=== Exercise task ===
Pull each line holding "diagram" out of the entries below.

=== Provided information ===
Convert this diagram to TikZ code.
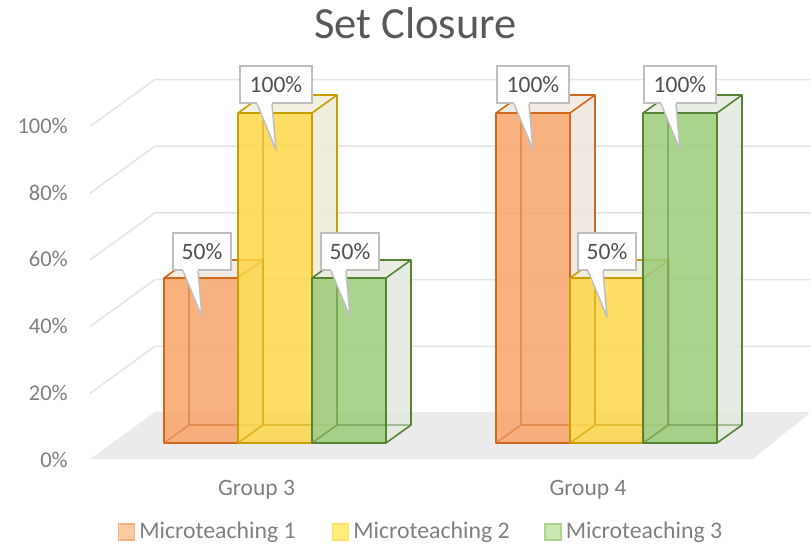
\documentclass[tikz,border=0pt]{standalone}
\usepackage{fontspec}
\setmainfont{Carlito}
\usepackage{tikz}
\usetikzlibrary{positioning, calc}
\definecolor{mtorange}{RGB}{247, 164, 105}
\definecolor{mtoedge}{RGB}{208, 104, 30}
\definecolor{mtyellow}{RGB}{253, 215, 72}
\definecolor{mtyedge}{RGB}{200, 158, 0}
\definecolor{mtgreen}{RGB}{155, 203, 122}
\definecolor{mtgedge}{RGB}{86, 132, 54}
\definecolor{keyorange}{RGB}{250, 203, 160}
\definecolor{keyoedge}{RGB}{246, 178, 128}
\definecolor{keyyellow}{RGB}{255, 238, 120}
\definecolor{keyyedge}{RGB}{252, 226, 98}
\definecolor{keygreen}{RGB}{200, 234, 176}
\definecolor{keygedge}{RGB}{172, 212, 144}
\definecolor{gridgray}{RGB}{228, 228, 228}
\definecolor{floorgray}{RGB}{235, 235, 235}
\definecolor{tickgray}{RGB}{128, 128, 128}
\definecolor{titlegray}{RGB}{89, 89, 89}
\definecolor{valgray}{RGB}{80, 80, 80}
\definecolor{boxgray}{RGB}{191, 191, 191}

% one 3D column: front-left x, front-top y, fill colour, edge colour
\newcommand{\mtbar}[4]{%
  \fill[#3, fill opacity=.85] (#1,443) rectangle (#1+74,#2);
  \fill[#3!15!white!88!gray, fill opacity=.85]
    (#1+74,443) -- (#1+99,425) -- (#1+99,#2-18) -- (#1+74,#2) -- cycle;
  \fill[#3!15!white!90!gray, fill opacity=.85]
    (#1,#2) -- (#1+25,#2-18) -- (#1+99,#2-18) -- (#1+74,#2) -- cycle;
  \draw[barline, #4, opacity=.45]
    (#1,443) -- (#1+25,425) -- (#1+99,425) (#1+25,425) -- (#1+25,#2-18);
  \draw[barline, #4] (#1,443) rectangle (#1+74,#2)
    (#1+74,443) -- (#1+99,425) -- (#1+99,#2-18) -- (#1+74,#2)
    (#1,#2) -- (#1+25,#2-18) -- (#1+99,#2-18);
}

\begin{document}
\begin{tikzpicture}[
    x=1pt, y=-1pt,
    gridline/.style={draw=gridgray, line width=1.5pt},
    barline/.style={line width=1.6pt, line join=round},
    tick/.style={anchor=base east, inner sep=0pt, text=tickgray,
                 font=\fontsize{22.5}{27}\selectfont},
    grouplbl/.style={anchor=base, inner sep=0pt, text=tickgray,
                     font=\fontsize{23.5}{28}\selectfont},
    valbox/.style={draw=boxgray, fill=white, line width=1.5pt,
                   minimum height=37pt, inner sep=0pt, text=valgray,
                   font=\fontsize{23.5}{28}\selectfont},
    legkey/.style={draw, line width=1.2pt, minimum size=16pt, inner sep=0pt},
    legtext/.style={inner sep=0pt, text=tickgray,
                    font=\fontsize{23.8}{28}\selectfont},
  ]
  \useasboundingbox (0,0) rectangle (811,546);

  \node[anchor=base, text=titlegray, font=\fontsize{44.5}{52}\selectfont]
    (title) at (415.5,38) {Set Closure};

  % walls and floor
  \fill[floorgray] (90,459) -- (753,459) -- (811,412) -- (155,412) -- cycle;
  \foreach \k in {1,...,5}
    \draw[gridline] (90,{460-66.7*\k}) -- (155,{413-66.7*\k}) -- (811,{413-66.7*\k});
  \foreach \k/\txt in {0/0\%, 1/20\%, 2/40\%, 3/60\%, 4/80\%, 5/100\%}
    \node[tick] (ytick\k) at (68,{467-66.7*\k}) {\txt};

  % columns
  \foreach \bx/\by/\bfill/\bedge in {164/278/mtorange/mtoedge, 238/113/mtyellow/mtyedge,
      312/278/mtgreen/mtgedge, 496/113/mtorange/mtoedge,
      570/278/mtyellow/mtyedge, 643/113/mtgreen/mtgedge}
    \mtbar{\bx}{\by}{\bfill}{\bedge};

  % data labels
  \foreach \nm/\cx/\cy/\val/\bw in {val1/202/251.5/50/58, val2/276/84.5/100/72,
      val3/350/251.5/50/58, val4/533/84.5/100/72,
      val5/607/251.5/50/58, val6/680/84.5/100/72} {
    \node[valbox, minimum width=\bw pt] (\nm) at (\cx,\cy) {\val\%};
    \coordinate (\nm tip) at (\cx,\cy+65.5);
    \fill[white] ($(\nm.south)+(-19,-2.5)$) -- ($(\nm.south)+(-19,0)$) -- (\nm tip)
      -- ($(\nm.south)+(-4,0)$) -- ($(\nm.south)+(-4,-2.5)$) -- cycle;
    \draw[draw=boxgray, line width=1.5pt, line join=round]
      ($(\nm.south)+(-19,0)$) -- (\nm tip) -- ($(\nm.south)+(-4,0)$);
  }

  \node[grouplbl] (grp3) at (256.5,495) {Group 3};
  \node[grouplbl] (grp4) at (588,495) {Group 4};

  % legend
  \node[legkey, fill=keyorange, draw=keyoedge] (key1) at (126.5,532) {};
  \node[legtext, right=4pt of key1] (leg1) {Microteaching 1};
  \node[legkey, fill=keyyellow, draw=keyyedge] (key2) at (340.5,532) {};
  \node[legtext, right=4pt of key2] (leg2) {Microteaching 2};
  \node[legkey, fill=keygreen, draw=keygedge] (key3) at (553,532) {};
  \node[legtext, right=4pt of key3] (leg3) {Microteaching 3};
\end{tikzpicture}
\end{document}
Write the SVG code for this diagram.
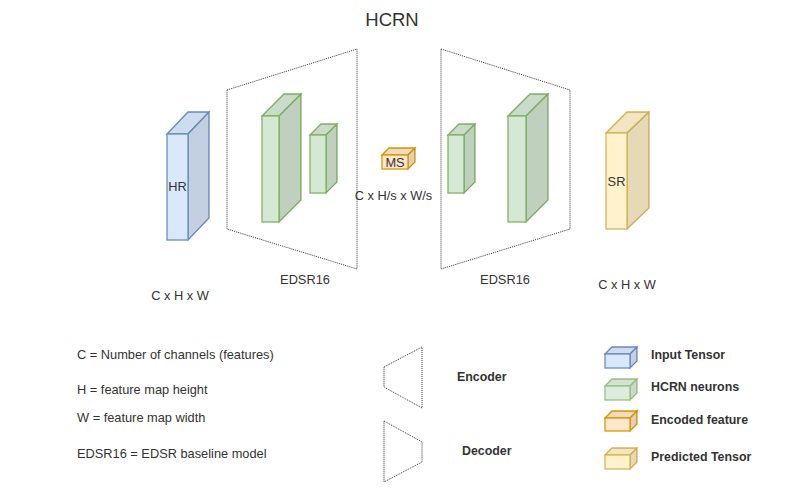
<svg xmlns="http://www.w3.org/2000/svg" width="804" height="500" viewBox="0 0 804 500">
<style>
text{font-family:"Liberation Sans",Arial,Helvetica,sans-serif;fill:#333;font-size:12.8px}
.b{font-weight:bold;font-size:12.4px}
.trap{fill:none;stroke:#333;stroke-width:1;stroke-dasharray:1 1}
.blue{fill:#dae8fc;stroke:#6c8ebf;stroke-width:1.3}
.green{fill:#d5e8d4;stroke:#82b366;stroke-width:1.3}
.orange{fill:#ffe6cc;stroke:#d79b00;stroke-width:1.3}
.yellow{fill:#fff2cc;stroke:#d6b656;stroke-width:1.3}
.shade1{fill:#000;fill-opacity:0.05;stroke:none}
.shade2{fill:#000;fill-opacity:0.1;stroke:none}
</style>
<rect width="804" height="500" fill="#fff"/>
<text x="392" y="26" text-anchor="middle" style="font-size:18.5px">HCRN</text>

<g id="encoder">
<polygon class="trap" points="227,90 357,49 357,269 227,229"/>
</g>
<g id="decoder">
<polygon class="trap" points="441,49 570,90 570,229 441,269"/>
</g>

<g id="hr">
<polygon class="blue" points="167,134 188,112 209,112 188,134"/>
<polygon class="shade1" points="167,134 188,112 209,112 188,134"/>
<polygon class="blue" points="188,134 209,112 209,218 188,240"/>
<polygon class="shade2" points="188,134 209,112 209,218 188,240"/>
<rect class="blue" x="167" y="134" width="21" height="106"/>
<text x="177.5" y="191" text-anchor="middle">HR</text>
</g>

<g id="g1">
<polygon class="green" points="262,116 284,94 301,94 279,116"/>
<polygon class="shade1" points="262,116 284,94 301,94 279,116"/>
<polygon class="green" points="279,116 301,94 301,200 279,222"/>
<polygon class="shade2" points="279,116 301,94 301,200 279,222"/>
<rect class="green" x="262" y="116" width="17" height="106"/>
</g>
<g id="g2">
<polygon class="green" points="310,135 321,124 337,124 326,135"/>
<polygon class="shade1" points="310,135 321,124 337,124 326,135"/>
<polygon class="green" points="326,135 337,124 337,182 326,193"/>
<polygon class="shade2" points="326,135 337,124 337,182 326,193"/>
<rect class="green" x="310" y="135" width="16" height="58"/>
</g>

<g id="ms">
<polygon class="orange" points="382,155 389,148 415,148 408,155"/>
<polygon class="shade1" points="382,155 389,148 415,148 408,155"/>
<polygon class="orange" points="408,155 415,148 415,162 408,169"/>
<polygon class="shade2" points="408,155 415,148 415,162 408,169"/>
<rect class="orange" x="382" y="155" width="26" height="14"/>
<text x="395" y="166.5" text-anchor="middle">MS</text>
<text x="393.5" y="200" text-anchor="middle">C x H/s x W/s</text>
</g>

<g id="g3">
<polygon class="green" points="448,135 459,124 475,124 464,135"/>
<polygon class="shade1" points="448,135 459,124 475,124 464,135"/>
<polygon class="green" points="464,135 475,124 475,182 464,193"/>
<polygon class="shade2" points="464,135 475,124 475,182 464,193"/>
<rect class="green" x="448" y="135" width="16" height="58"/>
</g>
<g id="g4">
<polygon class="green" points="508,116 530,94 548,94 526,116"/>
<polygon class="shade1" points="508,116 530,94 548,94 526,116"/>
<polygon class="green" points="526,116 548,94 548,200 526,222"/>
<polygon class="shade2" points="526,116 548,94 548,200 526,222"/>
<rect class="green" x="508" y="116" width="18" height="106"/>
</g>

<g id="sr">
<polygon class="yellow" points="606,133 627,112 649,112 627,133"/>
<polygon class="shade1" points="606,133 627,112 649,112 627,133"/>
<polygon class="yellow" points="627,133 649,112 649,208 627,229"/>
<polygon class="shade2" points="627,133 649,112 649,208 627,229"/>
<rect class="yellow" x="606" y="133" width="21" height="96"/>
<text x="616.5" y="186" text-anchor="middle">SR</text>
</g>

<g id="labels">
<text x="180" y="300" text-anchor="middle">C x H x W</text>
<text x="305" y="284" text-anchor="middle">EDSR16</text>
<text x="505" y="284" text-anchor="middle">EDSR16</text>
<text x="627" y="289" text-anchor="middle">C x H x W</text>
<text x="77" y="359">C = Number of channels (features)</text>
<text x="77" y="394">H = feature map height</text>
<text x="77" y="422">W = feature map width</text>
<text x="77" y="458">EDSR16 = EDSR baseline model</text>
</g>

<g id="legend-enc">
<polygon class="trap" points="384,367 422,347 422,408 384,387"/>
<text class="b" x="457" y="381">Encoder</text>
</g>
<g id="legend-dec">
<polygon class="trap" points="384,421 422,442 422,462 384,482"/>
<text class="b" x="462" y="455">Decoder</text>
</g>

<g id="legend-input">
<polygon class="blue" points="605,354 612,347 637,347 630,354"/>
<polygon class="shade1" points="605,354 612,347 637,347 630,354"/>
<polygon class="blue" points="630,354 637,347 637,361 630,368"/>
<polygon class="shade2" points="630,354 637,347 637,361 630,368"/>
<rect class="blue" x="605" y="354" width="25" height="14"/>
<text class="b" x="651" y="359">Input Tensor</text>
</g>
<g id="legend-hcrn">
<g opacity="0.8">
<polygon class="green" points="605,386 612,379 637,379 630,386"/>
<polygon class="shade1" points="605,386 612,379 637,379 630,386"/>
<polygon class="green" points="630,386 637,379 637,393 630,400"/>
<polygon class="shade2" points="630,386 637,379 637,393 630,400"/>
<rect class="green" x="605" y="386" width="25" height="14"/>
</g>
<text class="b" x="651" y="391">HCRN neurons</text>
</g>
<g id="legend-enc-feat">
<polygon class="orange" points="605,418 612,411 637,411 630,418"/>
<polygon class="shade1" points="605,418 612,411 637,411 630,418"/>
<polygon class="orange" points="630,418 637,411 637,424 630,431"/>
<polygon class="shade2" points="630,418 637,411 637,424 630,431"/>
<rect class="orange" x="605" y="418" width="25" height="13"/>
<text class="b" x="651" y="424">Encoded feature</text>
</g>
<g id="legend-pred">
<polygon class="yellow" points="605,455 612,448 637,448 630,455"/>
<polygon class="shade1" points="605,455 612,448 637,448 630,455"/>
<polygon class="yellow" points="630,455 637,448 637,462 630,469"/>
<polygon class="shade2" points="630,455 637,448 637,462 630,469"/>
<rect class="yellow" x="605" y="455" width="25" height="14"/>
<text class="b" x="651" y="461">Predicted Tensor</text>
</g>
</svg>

=== Output below ===
Convert this diagram to TikZ code.
Write the SVG code for this diagram.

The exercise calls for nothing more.